In the tech world, a 95% success rate is a massive win. In a factory, 95% is a total failure. If a robot misses its mark one out of twenty times, the whole line stops and production targets are missed. Industrial AI has to be reliable, robust, and a little bit boring. It is a different beast than the general AI concepts coming out of Silicon Valley.
As robots gain higher levels of autonomy, where do you draw the boundary between machine initiative and human accountability?
The human sets the intent; the machine handles the variation. The robot should be smart enough to figure out the best path to grab a part or how to retry a grip if it slips. But the human always defines the goal and the safety limits.

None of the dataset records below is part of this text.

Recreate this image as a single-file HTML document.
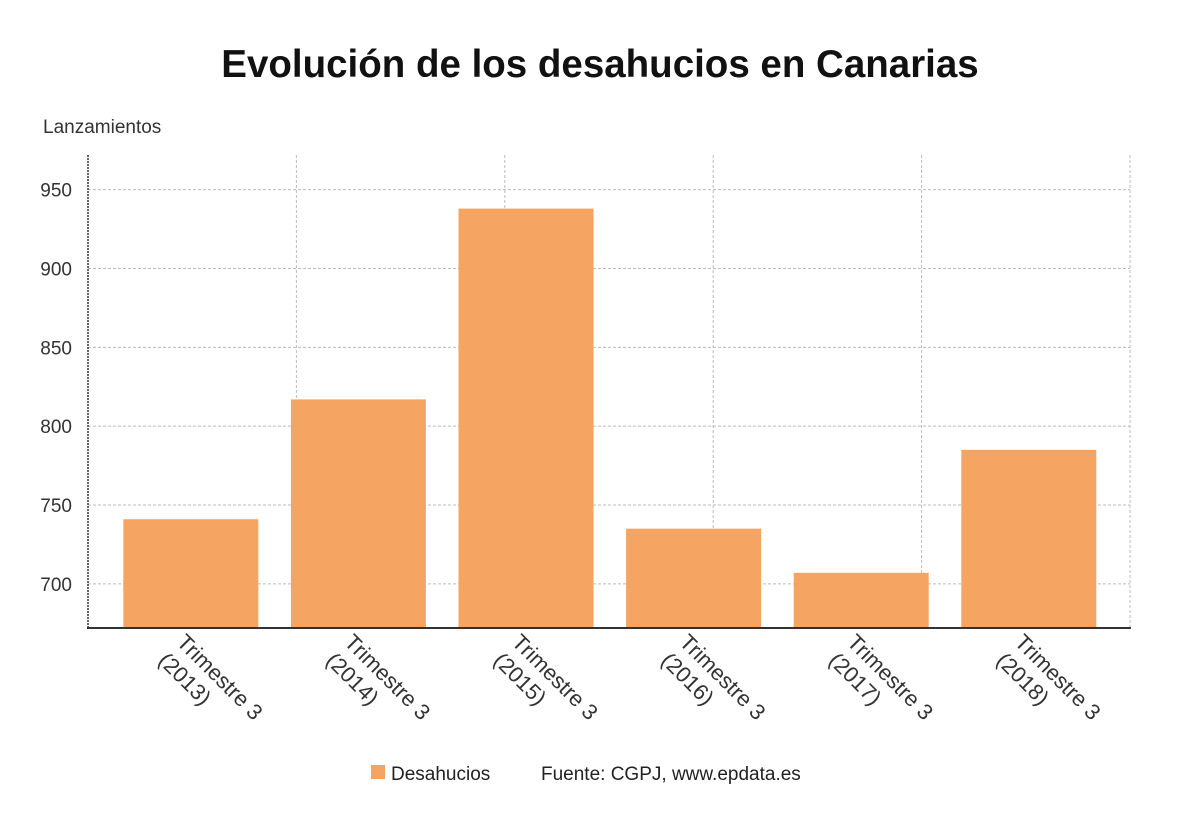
<!DOCTYPE html>
<html><head><meta charset="utf-8"><style>
body{margin:0;background:#fff;width:1200px;height:808px;overflow:hidden;font-family:"Liberation Sans",sans-serif}
</style></head><body>
<svg width="1200" height="808" font-family="Liberation Sans, sans-serif">
<defs><clipPath id="lc"><rect x="0" y="628" width="1200" height="97"/></clipPath></defs>
<text x="600" y="77" text-anchor="middle" font-size="38.5" font-weight="bold" fill="#111">Evolución de los desahucios en Canarias</text>
<text x="43" y="133" font-size="19" fill="#333">Lanzamientos</text>
<g id="grid"></g><g id="bars"></g><g id="xlabels" clip-path="url(#lc)"></g><g id="yticks"></g>
<line x1="88" y1="155" x2="88" y2="628" stroke="#333" stroke-width="1.5" stroke-dasharray="2,1"/>
<line x1="87" y1="628" x2="1131" y2="628" stroke="#333" stroke-width="2"/>
<rect x="371" y="765" width="14" height="14" fill="#f5a561"/>
<text x="391" y="780" font-size="19" fill="#222">Desahucios</text>
<text x="541" y="780" font-size="19" fill="#222">Fuente: CGPJ, www.epdata.es</text>
</svg>
<script>
const categories=["Trimestre 3 (2013)","Trimestre 3 (2014)","Trimestre 3 (2015)","Trimestre 3 (2016)","Trimestre 3 (2017)","Trimestre 3 (2018)"];
const values=[741,817,938,735,707,785];
const yTicks=[700,750,800,850,900,950];
const NS="http://www.w3.org/2000/svg";
const yMin=672,yMax=972,plotTop=155,plotBot=628,x0=107,bw=167.6;
const y=v=>plotBot-(v-yMin)/(yMax-yMin)*(plotBot-plotTop);
const xc=i=>x0+bw*(i+0.5);
function mk(t,a,p){const e=document.createElementNS(NS,t);for(const k in a)e.setAttribute(k,a[k]);p.appendChild(e);return e;}
const g=document.getElementById('grid');
for(let k=1;k<=5;k++){const gx=88+208.4*k;const l=mk('line',{x1:gx,x2:gx,y1:plotTop,y2:plotBot,stroke:'#bbb','stroke-dasharray':'3,2'},g);

}
const yt=document.getElementById('yticks');
yTicks.forEach(v=>{const l=mk('line',{x1:88,x2:1130,y1:y(v),y2:y(v),stroke:'#bbb','stroke-dasharray':'3,2'},g);


const t=mk('text',{x:72,y:y(v)+7,'text-anchor':'end','font-size':19,fill:'#333'},yt);t.textContent=v;

});
const b=document.getElementById('bars'),xl=document.getElementById('xlabels');
values.forEach((v,i)=>{const r=mk('rect',{x:xc(i)-67.5,width:135,y:y(v),height:plotBot-y(v),fill:'#f5a561'},b);


const parts=categories[i].split(' (');
const t=mk('text',{transform:`translate(${xc(i)-4},${plotBot+4}) rotate(45)`,'font-size':22,fill:'#333'},xl);
const a=mk('tspan',{x:0,dy:16},t);a.textContent=parts[0];
const c=mk('tspan',{x:0,dy:26},t);c.textContent='('+parts[1];

});
</script>
</body></html>
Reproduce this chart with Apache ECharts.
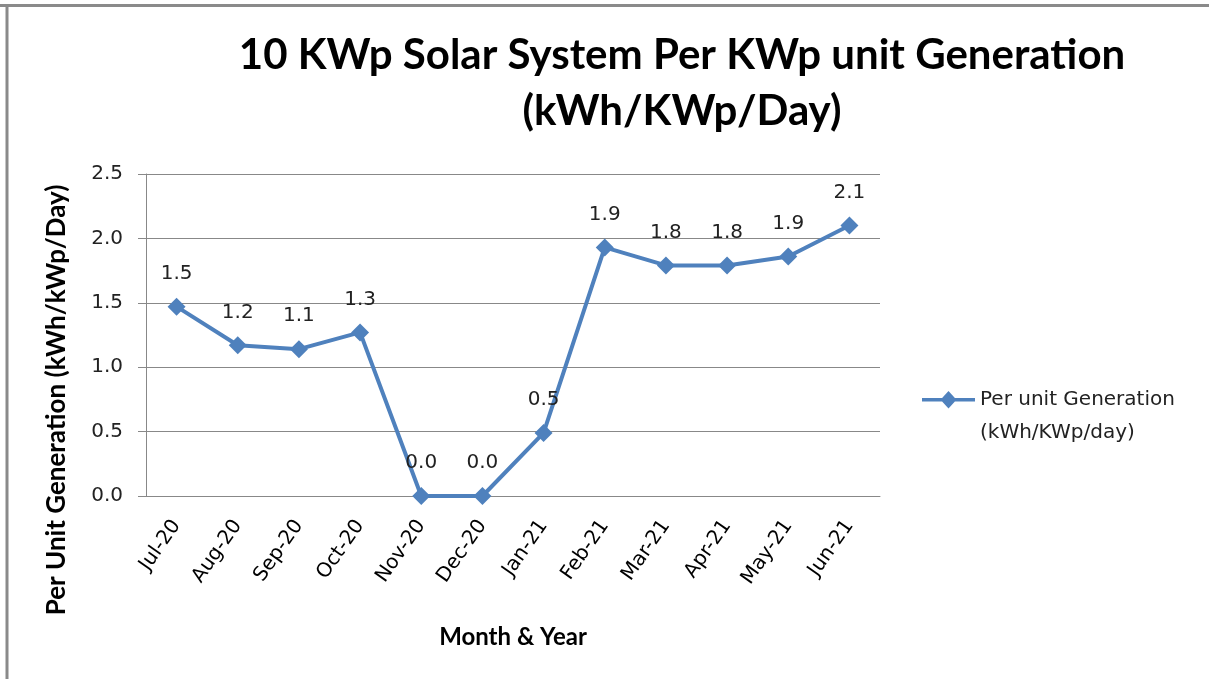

We look at the human as the supervisor of what needs to happen, and the robot as the one who executes the “how” in an unpredictable environment.
If physical AI scales, which asset compounds fastest over time: model weights, proprietary data, integration depth, or installed base?
Anyone with the installed base will automatically get the remaining three.
When does the shift from program-driven factories to model-driven factories become irreversible, and what does that end state look like?
Manufacturing has traditionally been a static, program-driven process. The shift to a model-driven factory becomes irreversible the moment the unit economics of an adaptive facility outperform the legacy model. The end state is a shop floor where you do not program anything. You show the fleet a new part and the system figures out how to run it. The factory becomes an asset that actually gets more efficient the longer it operates. Once a manufacturer can launch a new product line in days instead of months, the old way of building things is no longer viable.
Editor’s Note
This interview examines a broader shift in industrial automation from deterministic programming toward model-driven systems, where uptime, edge-case handling, and deployment speed matter more than static repeatability.